Pune, March 20, 2015: In a bid to help medically neglected spastic children gain some mobility and independence, orthopedic specialists at Columbia Asia Hospitals, Kharadi have collaborated with an NGO to conduct deformity correcting surgeries on financially deprived or abandoned kids.
The procedures have already given a new lease of life to two young children who were hitherto unable to stand or walk and were confined to beds.
Spasticity is a muscle control disorder caused due to imbalance of signals from the central nervous system to the muscles. This imbalance results in an inability to control muscles and causes tightness or stiffness in them.
In young children born with cerebral palsy, spasticity can be controlled and managed with right medical attention from the early years. However, in children in whom the condition is ignored for a long time, it often results in permanent disability. Often, kids who are orphans or abandoned or whose parents do not have the financial wherewithal to seek medical intervention suffer a permanent disability such as flexion contracture. Such was the case with 9-year-old Shreyas (name changed) and 10-year-old Pratham (name changed).

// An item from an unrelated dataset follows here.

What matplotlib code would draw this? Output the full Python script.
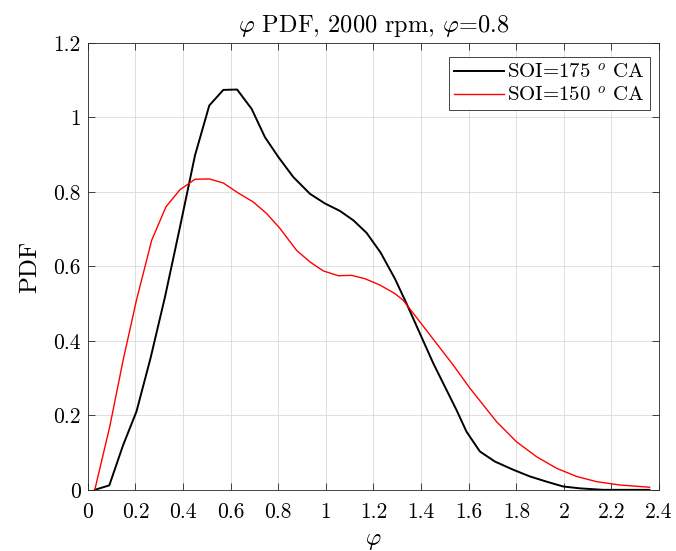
import numpy as np
import matplotlib
matplotlib.use('Agg')
import matplotlib.pyplot as plt
from matplotlib.ticker import FormatStrFormatter, MultipleLocator

# values
phi_175 = [0.029, 0.090, 0.148, 0.204, 0.263, 0.324, 0.387, 0.450, 0.510, 0.569,
           0.627, 0.688, 0.744, 0.800, 0.863, 0.933, 0.996, 1.059, 1.115, 1.171,
           1.230, 1.290, 1.339, 1.395, 1.451, 1.507, 1.549, 1.591, 1.647, 1.710,
           1.787, 1.857, 1.927, 1.997, 2.067, 2.165, 2.360]
pdf_175 = [0.0, 0.012, 0.12, 0.21, 0.353, 0.518, 0.706, 0.898, 1.032, 1.074,
           1.075, 1.023, 0.947, 0.894, 0.840, 0.795, 0.769, 0.749, 0.724, 0.690,
           0.637, 0.567, 0.500, 0.420, 0.340, 0.268, 0.214, 0.156, 0.103, 0.076,
           0.054, 0.036, 0.022, 0.009, 0.004, 0.0, 0.0]

phi_150 = [0.029, 0.092, 0.148, 0.204, 0.268, 0.328, 0.387, 0.450, 0.510, 0.569,
           0.632, 0.695, 0.751, 0.807, 0.877, 0.933, 0.989, 1.052, 1.108, 1.164,
           1.227, 1.290, 1.325, 1.395, 1.465, 1.535, 1.605, 1.661, 1.717, 1.801,
           1.885, 1.969, 2.053, 2.137, 2.235, 2.360]
pdf_150 = [0.0, 0.17, 0.348, 0.509, 0.67, 0.76, 0.806, 0.834, 0.835, 0.824,
           0.797, 0.773, 0.742, 0.702, 0.643, 0.612, 0.588, 0.575, 0.576, 0.567,
           0.550, 0.527, 0.509, 0.451, 0.393, 0.335, 0.273, 0.228, 0.183, 0.129,
           0.089, 0.058, 0.036, 0.022, 0.013, 0.007]

plt.rcParams['font.family'] = 'serif'
plt.rcParams['font.serif'] = ['cmr10']
plt.rcParams['mathtext.fontset'] = 'cm'
plt.rcParams['axes.formatter.use_mathtext'] = True

fig = plt.figure(figsize=(6.76, 5.51), dpi=100)
ax = fig.add_axes([0.130, 0.111, 0.845, 0.811])

ax.plot(phi_175, pdf_175, color='black', lw=1.4, label=r'SOI=175 $^o$ CA')
ax.plot(phi_150, pdf_150, color='red', lw=1.0, label=r'SOI=150 $^o$ CA')

ax.set_xlim(0, 2.4)
ax.set_ylim(0, 1.2)
ax.xaxis.set_major_locator(MultipleLocator(0.2))
ax.yaxis.set_major_locator(MultipleLocator(0.2))
ax.xaxis.set_major_formatter(FormatStrFormatter('%g'))
ax.yaxis.set_major_formatter(FormatStrFormatter('%g'))
ax.tick_params(direction='in', top=True, right=True, labelsize=15.5,
               color='0.15', length=5, width=0.6)
ax.tick_params(axis='x', pad=9)
ax.tick_params(axis='y', pad=5)
ax.grid(True, color='0.85', lw=0.6)
for s in ax.spines.values():
    s.set_color('0.15')
    s.set_linewidth(0.6)

ax.set_title(r'$\varphi$ PDF, 2000 rpm, $\varphi$=0.8', fontsize=17.5, pad=8)
ax.set_xlabel(r'$\varphi$', fontsize=17, labelpad=6)
ax.set_ylabel('PDF', fontsize=18, labelpad=9)

leg = ax.legend(loc='upper right', bbox_to_anchor=(0.984, 0.968),
                borderaxespad=0, fontsize=15, fancybox=False,
                framealpha=1, handlelength=2.4,
                handletextpad=0.15, borderpad=0.25, labelspacing=0.15)
leg.get_frame().set_edgecolor('0.15')
leg.get_frame().set_linewidth(0.6)

fig.savefig('out.png', dpi=100)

The two young kids, who are among several children looked after at NGO Snehalaya, were operated upon at Columbia Asia Hospitals, Kharadi to correct their knee deformity, with generous help from Pune-based philanthropist Rohit Bhatia, who is CEO of a dotcom company.
The surgery was conducted by Dr Ashish Ranade, Consultant Pediatric Orthopedic Surgeon and Dr Sinukumar Bhaskaran, Consultant, Orthopedics and Joint Replacement Surgery.
“Flexion contracture is a condition in which a joint is bent and cannot straighten itself with its own muscle power. In the case of these spastic kids, their knees were bent due to longstanding deformity and needed a complex surgical procedure to straighten and make them functional. Both of these kids were completely immobile, restricted to a bed or chair. They could neither stand nor walk. The aim of the procedure was to improve their condition, ensure some mobility and reduce their dependence. While it may not be possible for them to become 100 per cent normal and start running, we could certainly ensure that they are at least able to walk with help of a stick. This would make much difference to their difficult lives,” says Dr Sinukumar Bhaskaran.
The surgery on the kids took roughly three hours each during which the doctors performed bone deformity correction as well as soft tissue release on the knees. Once the bone deformity is surgically corrected, a titanium plate is implanted to fix and hold the corrected bone.
Through surgical intervention, the knees that were bent for several years were straightened and remodeled, including the bone and tissue.
“Since it was a condition that received much late medical attention, the challenges were profound. The bone and tissue had not just had to be straightened but also remodeled to a significant extent. Other areas of the bone had to be realigned. For example, due to longstanding deformity the patella of the knee had migrated to a higher level. This had to be re-aligned to achieve better knee bending,” says Dr Ashish Ranade.
The surgery in such cases has to be followed by a prolonged period of rest, rehabilitation, physiotherapy and exercise.
"These are kids who have either been abandoned due to financial problems or orphaned. An ability to stand and become independent would make much difference to their lives. we are very happy to see the two kids able to stand on their feet after years of disability." Says Dr Sunil Rao, General Manager, Columbia Asia Hospital, Kharadi, Pune
Almost 4 weeks after the surgery, the two children are responding very well to the treatment and have started standing and even walking a few steps with support.
“In most cases, such children spend a lifetime of disability. In some cases, surgeries are held in camp like scenario where the follow up and post operative care is not good enough, compromising the outcome. We have tried to ensure the best possible outcome for these kids. We have helped them enough to substantially improve their mobility and quality of life,” said Dr Bhaskaran.
The doctors at Columbia Asia Hospitals, Kharadi have already conducted surgeries on four children, with the first two already started walking. They further plan to help 10-15 such children whose lives stand to gain significantly from deformity correcting surgeries.